The FA Cup. Britain’s premier sporting competition. Football at its finest. The great leveller. Small boys, jumpers for goalposts. The big event the first Saturday in May where the entire nation will grind to a halt for a game of football. It’s got magic. It’s got style. It’s got corporate sponsorship. So when the FA Cup Sponsored-By-AXA-Insurance came to town as part of a national tour of supermarkets and shopping centres, I had to be there. Had to.

The Cup
"Oooh, isn't that the FA Cup?"


I suspect there are at least twelve FA Cups doing the rounds. How is it possible to be in so many places at once? One minute it’s on display at Harrogate Steelworkers Sunday XI, and the next it’s in the car park at Tesco’s somewhere in Cornwall.

There MUST be some kind of quasi-military operation moving the silverware about the country, hoping against hope that two FA Cups don’t turn up in the same place at once. It’s like Disneyworld. There are dozens of Mickies, Minnies and Goofies running round the place, and it would be an end-of-the-world matter/anti-matter explosion if two of them actually met.

So, it was a rainy Sunday afternoon that I dragged the family out to Savacentre in Reading on the pretence of “getting a pint of milk” and “Ooh, look, isn’t that the FA Cup?”

There it was, sitting rather forlornly in the middle of a half-empty car park, under a stripy gazebo next to its glum looking minder, whose sole purpose in life was to try to enthuse us enough about The Cup to buy life insurance. No. Chance.

Photos: One Pound. We’re having some of that, so crowd round, everybody. Now Adam was only two years old at the time. He’s not to steady on his feet, so when he stumbles on the edge of the rather cheap looking carpet, it’s life-flashing-before-your eyes, everything-going-slow-motion time.

He grabs the first thing he can to steady himself, and it just happens to be one of The Cup’s huge handles. My life, it should be pointed out, has been cursed by the application of Isaac Newton’s Laws of Motion, and here he comes again the great wiggy bastard.

The Cup rocks on its base, and we watch in horror as the lid catapults off and bounces off the dais.

“Oooh shi....” says the minder, suddenly realising where he is, and that his job is now hanging by a thread.

DANG! The lid is now happily rolling across the floor of the gazebo and with a DUNK! bounces down the step and into the car park. It’s free. And it’s heading towards moving traffic. I can scarcely bring myself to look as the Lid of The Cup trundles towards a passing van, goes straight between the wheels and out the other side. The minder is trying to speak, but he can only move his jaw up and down with no sound coming out.

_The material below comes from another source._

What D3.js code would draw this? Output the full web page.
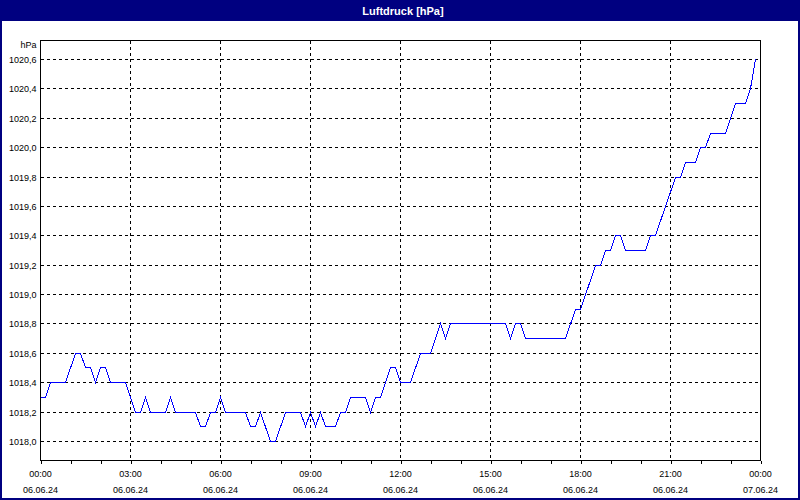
<!DOCTYPE html>
<html>
<head>
<meta charset="utf-8">
<script src="https://cdn.jsdelivr.net/npm/d3@7/dist/d3.min.js"></script>
<style>
  html, body { margin: 0; padding: 0; background: #fff; }
  svg { display: block; font-family: 'Liberation Sans', Arial, sans-serif; }
</style>
</head>
<body>
<svg id="chart" width="800" height="500"></svg>
<script>
// + -- Data: air pressure, vertices of the logged curve ---------------------- +
const TITLE = 'Luftdruck [hPa]'
const UNIT = 'hPa'
const DAY = [2024, 5, 6]

const times = [
  '00:00', '00:10', '00:20', '00:50', '01:10', '01:20', '01:30', '01:40', '01:50', '02:00',
  '02:10', '02:20', '02:50', '03:10', '03:20', '03:30', '03:40', '04:10', '04:20', '04:30',
  '05:10', '05:20', '05:30', '05:40', '05:50', '06:00', '06:10', '06:50', '07:00', '07:10',
  '07:20', '07:40', '07:50', '08:10', '08:40', '08:50', '09:00', '09:10', '09:20', '09:30',
  '09:50', '10:00', '10:10', '10:20', '10:50', '11:00', '11:10', '11:20', '11:40', '11:50',
  '12:00', '12:20', '12:40', '13:00', '13:20', '13:30', '13:40', '15:30', '15:40', '15:50',
  '16:00', '16:10', '17:30', '17:50', '18:00', '18:30', '18:40', '18:50', '19:00', '19:10',
  '19:20', '19:30', '20:10', '20:20', '20:30', '21:10', '21:20', '21:30', '21:50', '22:00',
  '22:10', '22:20', '22:50', '23:10', '23:30', '23:40', '23:50'
]
const pressure = [
  1018.3, 1018.3, 1018.4, 1018.4, 1018.6, 1018.6, 1018.5, 1018.5, 1018.4, 1018.5,
  1018.5, 1018.4, 1018.4, 1018.2, 1018.2, 1018.3, 1018.2, 1018.2, 1018.3, 1018.2,
  1018.2, 1018.1, 1018.1, 1018.2, 1018.2, 1018.3, 1018.2, 1018.2, 1018.1, 1018.1,
  1018.2, 1018.0, 1018.0, 1018.2, 1018.2, 1018.1, 1018.2, 1018.1, 1018.2, 1018.1,
  1018.1, 1018.2, 1018.2, 1018.3, 1018.3, 1018.2, 1018.3, 1018.3, 1018.5, 1018.5,
  1018.4, 1018.4, 1018.6, 1018.6, 1018.8, 1018.7, 1018.8, 1018.8, 1018.7, 1018.8,
  1018.8, 1018.7, 1018.7, 1018.9, 1018.9, 1019.2, 1019.2, 1019.3, 1019.3, 1019.4,
  1019.4, 1019.3, 1019.3, 1019.4, 1019.4, 1019.8, 1019.8, 1019.9, 1019.9, 1020.0,
  1020.0, 1020.1, 1020.1, 1020.3, 1020.3, 1020.4, 1020.6
]
const yTicks = [1018.0, 1018.2, 1018.4, 1018.6, 1018.8, 1019.0, 1019.2, 1019.4, 1019.6,
  1019.8, 1020.0, 1020.2, 1020.4, 1020.6]

// + -- Layout ---------------------------------------------------------------- +
const W = 800
const H = 500
const m = {left: 40.5, right: 760.5, top: 40.5, bottom: 460.5}
const navy = '#000080'

const toDate = (hhmm, dayOffset = 0) => {
  let [h, mi] = hhmm.split(':').map(Number)
  return new Date(DAY[0], DAY[1], DAY[2] + dayOffset, h, mi)
}
const data = times.map((t, i) => ({date: toDate(t), value: pressure[i]}))
// snap to pixel centres so the curve sits exactly on the grid lines
const px = v => Math.round(v - 0.5) + 0.5

const svg = d3.select('#chart')

// outer frame and title bar
svg.append('rect')
  .attr('x', 1).attr('y', 1).attr('width', W - 2).attr('height', H - 2)
  .attr('fill', '#fff').attr('stroke', navy).attr('stroke-width', 2)
svg.append('rect')
  .attr('x', 0).attr('y', 0).attr('width', W).attr('height', 21)
  .attr('fill', navy)
svg.append('text')
  .attr('x', W / 2 + 3).attr('y', 14.5)
  .attr('text-anchor', 'middle')
  .attr('fill', '#fff')
  .attr('font-weight', 700)
  .style('font-size', '11px')
  .text(TITLE)

// + -- Scales ---------------------------------------------------------------- +
const x = d3.scaleTime()
  .domain([toDate('00:00'), toDate('00:00', 1)])
  .range([m.left, m.right])

// 5 % padding above and below the data range
let [lo, hi] = d3.extent(pressure)
let pad = (hi - lo) * 0.05
const y = d3.scaleLinear()
  .domain([lo - pad, hi + pad])
  .range([m.bottom, m.top])

// + -- Grid ------------------------------------------------------------------ +
const grid = svg.append('g')
  .attr('stroke', '#000')
  .attr('stroke-dasharray', '3,3')
  .attr('shape-rendering', 'crispEdges')

grid.selectAll('line.h')
  .data(yTicks)
  .enter().append('line')
  .attr('class', 'h')
  .attr('x1', m.left).attr('x2', m.right)
  .attr('y1', d => px(y(d)))
  .attr('y2', d => px(y(d)))

const majors = d3.timeHour.every(3).range(x.domain()[0], x.domain()[1]).slice(1)
grid.selectAll('line.v')
  .data(majors)
  .enter().append('line')
  .attr('class', 'v')
  .attr('x1', d => px(x(d))).attr('x2', d => px(x(d)))
  .attr('y1', m.top).attr('y2', m.bottom)

// + -- Line ------------------------------------------------------------------ +
const line = d3.line()
  .x(d => px(x(d.date)))
  .y(d => px(y(d.value)))

svg.append('path')
  .datum(data)
  .attr('d', line)
  .attr('fill', 'none')
  .attr('stroke', '#0000ff')
  .attr('stroke-width', 1)
  .attr('shape-rendering', 'crispEdges')

// + -- Plot frame ------------------------------------------------------------ +
svg.append('rect')
  .attr('x', m.left).attr('y', m.top)
  .attr('width', m.right - m.left).attr('height', m.bottom - m.top)
  .attr('fill', 'none').attr('stroke', '#000')
  .attr('shape-rendering', 'crispEdges')

// + -- Axes ------------------------------------------------------------------ +
const xAxis = d3.axisBottom(x)
  .ticks(d3.timeHour.every(1))
  .tickSize(3)
  .tickFormat('')
const gx = svg.append('g')
  .attr('transform', 'translate(0,' + m.bottom + ')')
  .call(xAxis)
gx.select('.domain').remove()
gx.selectAll('line').attr('shape-rendering', 'crispEdges')

const labelTimes = d3.timeHour.every(3).range(x.domain()[0], d3.timeMinute.offset(x.domain()[1], 1))
const xl = svg.append('g')
  .attr('font-size', '9px')
  .attr('fill', '#000')
  .attr('text-anchor', 'middle')
xl.selectAll('text.t')
  .data(labelTimes)
  .enter().append('text')
  .attr('class', 't')
  .attr('x', d => x(d)).attr('y', 476.5)
  .text(d3.timeFormat('%H:%M'))
xl.selectAll('text.d')
  .data(labelTimes)
  .enter().append('text')
  .attr('class', 'd')
  .attr('x', d => x(d)).attr('y', 492.5)
  .text(d3.timeFormat('%d.%m.%y'))

const yl = svg.append('g')
  .attr('font-size', '9px')
  .attr('fill', '#000')
  .attr('text-anchor', 'end')
yl.selectAll('text')
  .data(yTicks)
  .enter().append('text')
  .attr('x', 36.5)
  .attr('y', d => px(y(d)))
  .attr('dy', '0.36em')
  .text(d => d.toFixed(1).replace('.', ','))
yl.append('text')
  .attr('x', 36.5).attr('y', 47.5)
  .text(UNIT)
</script>
</body>
</html>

The Lid bounces off the wheels of a supermarket trolley, and with a tinny WAP-WAP-WAP-WOP-WOP-WOP! comes to rest between the unforgiving jaws of the sliding doors of the supermarket.

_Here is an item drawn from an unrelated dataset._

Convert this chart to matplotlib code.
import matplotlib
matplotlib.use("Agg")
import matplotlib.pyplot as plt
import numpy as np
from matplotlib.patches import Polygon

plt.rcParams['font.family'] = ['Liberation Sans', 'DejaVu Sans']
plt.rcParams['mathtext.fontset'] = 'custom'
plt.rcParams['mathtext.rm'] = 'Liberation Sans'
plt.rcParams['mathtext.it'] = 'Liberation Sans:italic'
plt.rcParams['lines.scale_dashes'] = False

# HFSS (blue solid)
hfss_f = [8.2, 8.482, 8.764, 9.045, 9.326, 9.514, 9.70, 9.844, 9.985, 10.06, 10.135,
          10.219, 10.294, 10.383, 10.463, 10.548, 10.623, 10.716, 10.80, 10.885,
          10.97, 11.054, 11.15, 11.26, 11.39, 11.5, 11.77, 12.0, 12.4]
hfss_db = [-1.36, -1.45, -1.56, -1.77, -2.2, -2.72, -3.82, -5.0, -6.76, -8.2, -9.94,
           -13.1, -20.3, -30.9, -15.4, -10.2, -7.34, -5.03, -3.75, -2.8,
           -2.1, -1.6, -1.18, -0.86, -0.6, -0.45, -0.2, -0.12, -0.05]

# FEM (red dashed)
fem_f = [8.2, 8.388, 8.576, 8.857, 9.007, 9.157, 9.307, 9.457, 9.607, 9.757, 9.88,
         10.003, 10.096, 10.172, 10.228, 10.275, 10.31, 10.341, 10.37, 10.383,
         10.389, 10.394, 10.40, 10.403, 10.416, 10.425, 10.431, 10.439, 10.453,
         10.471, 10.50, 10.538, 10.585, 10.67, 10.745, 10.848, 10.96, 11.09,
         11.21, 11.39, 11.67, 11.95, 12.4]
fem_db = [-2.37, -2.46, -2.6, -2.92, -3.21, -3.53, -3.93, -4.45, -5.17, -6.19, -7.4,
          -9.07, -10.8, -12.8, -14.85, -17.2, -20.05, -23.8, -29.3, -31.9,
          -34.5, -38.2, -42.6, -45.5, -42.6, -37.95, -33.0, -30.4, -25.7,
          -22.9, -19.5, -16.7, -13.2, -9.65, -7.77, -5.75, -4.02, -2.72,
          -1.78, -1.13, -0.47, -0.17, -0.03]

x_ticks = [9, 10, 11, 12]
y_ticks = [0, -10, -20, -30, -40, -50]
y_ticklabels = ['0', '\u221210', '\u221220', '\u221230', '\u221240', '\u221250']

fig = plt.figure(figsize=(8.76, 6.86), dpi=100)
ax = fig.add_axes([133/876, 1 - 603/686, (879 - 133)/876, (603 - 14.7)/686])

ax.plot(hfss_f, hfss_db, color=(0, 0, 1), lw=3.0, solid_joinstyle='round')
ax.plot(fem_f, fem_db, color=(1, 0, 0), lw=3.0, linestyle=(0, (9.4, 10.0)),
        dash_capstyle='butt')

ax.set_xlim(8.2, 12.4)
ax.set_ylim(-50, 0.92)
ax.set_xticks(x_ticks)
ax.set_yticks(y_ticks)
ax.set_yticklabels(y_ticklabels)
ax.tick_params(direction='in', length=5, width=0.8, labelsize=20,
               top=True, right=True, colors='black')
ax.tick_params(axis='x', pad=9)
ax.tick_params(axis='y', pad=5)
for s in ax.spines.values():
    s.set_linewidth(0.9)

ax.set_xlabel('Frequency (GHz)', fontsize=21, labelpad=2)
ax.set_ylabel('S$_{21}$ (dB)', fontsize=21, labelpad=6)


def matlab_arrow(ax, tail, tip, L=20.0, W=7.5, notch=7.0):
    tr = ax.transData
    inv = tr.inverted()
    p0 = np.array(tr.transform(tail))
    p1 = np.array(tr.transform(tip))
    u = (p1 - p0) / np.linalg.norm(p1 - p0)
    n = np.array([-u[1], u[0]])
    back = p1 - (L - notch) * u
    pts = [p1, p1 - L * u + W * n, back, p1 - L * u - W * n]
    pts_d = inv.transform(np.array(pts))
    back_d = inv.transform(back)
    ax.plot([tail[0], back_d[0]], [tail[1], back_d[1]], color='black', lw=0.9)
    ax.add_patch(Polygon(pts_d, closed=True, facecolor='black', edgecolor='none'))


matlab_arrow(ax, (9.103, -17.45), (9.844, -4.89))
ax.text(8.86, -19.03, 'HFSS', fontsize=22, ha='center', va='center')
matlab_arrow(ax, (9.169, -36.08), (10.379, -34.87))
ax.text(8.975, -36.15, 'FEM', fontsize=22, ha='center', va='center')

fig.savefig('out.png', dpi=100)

The minder runs across in a cold sweat and retrieves his precious lid. It is completely unmarked by its dash for freedom.

“Don’t worry mate”, I say encouragingly. “There’s at least another dozen Cups out there. Who’s going to know?”

“Yeah,” he replies, perking up a bit, “Keep quiet about it, or they’ll all want one”.

We got our photo in the end. For free. Result.